TASK STATEMENT => Write out, exactly as given, every line from the one holding "Reproduce this diagram with TikZ." to the one holding "minimum height=121pt] (b3)", including both.

LISTED RECORDS =>
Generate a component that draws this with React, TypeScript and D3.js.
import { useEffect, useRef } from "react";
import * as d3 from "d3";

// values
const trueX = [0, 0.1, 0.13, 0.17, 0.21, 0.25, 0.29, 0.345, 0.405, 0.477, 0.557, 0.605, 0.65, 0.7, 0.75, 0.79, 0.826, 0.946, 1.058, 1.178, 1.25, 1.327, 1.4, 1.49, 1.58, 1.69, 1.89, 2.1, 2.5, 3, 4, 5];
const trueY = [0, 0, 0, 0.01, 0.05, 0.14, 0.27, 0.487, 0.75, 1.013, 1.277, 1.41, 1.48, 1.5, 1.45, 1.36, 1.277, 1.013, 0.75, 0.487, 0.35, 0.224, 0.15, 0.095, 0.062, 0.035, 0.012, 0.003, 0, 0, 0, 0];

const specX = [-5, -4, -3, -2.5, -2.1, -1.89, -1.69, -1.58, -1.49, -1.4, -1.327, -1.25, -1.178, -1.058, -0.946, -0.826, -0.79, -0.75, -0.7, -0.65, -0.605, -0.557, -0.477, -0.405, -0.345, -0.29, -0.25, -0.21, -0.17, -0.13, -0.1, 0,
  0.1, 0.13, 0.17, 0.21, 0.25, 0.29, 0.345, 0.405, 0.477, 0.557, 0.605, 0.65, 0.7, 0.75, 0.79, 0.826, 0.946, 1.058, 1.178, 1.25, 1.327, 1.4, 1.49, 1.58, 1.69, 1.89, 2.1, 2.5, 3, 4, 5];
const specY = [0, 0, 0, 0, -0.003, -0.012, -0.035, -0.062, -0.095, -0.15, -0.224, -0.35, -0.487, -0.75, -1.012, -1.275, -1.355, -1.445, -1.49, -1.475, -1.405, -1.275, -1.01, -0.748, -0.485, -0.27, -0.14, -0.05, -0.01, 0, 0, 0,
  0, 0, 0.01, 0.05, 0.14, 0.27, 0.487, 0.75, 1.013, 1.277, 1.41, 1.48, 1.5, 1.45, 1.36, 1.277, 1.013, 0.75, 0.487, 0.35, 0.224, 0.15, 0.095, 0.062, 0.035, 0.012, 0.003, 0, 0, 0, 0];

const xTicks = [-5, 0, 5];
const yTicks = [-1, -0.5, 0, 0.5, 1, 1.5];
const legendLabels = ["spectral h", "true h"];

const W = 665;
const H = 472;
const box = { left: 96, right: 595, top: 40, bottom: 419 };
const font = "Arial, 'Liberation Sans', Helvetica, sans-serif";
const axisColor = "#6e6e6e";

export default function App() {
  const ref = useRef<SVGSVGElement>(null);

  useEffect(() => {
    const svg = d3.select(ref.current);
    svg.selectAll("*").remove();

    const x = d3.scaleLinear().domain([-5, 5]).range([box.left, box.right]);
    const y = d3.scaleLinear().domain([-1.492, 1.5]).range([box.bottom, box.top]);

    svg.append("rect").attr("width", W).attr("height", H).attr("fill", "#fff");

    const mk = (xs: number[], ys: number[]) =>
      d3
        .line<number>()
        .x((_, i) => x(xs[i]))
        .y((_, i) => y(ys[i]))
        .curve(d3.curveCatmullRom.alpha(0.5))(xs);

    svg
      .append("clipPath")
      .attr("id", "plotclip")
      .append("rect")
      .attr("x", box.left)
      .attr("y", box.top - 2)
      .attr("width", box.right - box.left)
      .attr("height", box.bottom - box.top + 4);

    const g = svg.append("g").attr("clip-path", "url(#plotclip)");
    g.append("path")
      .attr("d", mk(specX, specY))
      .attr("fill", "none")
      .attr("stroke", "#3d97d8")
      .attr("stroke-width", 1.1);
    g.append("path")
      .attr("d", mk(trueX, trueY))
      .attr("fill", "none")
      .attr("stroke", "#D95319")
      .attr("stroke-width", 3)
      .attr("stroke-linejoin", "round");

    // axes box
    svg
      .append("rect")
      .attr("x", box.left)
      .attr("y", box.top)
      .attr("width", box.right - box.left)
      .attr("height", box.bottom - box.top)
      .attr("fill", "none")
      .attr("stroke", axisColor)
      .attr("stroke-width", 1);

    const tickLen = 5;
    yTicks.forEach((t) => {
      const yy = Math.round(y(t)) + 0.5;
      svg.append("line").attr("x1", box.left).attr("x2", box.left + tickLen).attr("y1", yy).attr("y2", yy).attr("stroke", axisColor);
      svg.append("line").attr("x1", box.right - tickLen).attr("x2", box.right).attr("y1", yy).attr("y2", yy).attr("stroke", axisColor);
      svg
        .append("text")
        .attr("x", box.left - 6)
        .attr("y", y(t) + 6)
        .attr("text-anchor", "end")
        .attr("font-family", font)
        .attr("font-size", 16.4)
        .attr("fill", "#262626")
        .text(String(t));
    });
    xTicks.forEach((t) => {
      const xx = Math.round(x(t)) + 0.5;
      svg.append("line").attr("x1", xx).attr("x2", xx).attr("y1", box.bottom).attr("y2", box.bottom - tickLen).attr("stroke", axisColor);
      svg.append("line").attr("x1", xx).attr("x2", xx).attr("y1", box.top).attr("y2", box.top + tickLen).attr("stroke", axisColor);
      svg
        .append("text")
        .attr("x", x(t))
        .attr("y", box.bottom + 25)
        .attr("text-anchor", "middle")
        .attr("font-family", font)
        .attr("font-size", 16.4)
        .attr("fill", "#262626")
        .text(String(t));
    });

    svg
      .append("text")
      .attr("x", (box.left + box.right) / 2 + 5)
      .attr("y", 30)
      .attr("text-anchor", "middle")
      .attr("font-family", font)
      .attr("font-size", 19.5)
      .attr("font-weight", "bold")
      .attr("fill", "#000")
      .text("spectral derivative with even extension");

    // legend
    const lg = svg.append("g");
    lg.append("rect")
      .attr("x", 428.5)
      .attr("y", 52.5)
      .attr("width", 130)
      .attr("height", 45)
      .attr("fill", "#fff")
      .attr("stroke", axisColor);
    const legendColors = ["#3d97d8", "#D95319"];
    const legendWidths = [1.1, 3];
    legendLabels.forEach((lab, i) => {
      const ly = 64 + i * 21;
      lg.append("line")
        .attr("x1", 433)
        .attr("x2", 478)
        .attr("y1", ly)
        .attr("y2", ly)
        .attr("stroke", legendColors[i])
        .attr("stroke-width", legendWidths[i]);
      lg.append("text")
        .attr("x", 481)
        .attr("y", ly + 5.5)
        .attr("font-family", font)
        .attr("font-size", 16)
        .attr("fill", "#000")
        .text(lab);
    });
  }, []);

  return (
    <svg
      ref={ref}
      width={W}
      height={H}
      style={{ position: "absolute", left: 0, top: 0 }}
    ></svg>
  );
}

--

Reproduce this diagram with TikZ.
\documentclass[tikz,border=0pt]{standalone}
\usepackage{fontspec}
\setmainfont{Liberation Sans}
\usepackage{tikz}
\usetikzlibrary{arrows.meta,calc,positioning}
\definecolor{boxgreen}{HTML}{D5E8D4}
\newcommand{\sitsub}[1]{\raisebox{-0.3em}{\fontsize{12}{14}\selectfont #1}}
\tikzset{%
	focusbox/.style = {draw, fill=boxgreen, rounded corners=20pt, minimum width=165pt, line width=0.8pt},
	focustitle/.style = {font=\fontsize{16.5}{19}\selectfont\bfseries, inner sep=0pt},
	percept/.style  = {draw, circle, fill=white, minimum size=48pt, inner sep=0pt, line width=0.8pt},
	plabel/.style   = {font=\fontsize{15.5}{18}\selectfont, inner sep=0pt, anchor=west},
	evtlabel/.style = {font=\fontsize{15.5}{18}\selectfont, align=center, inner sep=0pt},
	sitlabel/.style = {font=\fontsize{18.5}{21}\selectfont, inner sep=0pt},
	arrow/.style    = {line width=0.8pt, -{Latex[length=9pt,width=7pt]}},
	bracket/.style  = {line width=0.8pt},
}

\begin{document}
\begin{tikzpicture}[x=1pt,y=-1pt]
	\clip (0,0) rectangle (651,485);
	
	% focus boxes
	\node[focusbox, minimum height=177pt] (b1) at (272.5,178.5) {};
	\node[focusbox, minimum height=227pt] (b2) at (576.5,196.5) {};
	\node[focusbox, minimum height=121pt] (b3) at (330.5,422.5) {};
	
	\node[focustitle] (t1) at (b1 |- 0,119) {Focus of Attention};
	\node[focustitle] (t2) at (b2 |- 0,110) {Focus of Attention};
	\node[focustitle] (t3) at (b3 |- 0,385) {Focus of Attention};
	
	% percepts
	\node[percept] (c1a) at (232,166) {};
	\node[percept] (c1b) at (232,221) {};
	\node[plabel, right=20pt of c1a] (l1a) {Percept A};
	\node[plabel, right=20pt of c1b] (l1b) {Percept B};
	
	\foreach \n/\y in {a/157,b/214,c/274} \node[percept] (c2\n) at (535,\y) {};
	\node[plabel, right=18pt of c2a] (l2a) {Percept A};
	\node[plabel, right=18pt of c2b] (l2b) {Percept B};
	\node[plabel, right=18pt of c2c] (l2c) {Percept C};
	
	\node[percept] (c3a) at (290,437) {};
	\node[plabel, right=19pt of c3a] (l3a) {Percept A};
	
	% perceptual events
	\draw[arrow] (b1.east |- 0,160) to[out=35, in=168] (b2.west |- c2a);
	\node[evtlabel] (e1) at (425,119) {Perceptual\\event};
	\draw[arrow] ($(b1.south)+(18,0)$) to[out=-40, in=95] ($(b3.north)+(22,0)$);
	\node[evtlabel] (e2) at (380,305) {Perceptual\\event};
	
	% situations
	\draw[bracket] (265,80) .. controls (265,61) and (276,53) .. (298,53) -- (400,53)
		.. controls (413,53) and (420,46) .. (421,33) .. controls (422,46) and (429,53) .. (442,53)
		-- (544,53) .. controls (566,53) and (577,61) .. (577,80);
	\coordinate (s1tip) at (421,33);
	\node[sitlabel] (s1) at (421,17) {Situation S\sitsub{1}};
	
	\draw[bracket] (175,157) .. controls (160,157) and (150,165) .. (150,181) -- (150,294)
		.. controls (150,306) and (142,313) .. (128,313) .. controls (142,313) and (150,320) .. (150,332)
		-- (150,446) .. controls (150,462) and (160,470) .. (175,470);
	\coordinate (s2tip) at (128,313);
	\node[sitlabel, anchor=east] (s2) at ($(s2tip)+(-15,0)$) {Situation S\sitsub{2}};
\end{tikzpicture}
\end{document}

THE RESPONSE =>
Reproduce this diagram with TikZ.
\documentclass[tikz,border=0pt]{standalone}
\usepackage{fontspec}
\setmainfont{Liberation Sans}
\usepackage{tikz}
\usetikzlibrary{arrows.meta,calc,positioning}
\definecolor{boxgreen}{HTML}{D5E8D4}
\newcommand{\sitsub}[1]{\raisebox{-0.3em}{\fontsize{12}{14}\selectfont #1}}
\tikzset{%
	focusbox/.style = {draw, fill=boxgreen, rounded corners=20pt, minimum width=165pt, line width=0.8pt},
	focustitle/.style = {font=\fontsize{16.5}{19}\selectfont\bfseries, inner sep=0pt},
	percept/.style  = {draw, circle, fill=white, minimum size=48pt, inner sep=0pt, line width=0.8pt},
	plabel/.style   = {font=\fontsize{15.5}{18}\selectfont, inner sep=0pt, anchor=west},
	evtlabel/.style = {font=\fontsize{15.5}{18}\selectfont, align=center, inner sep=0pt},
	sitlabel/.style = {font=\fontsize{18.5}{21}\selectfont, inner sep=0pt},
	arrow/.style    = {line width=0.8pt, -{Latex[length=9pt,width=7pt]}},
	bracket/.style  = {line width=0.8pt},
}

\begin{document}
\begin{tikzpicture}[x=1pt,y=-1pt]
	\clip (0,0) rectangle (651,485);
	
	% focus boxes
	\node[focusbox, minimum height=177pt] (b1) at (272.5,178.5) {};
	\node[focusbox, minimum height=227pt] (b2) at (576.5,196.5) {};
	\node[focusbox, minimum height=121pt] (b3) at (330.5,422.5) {};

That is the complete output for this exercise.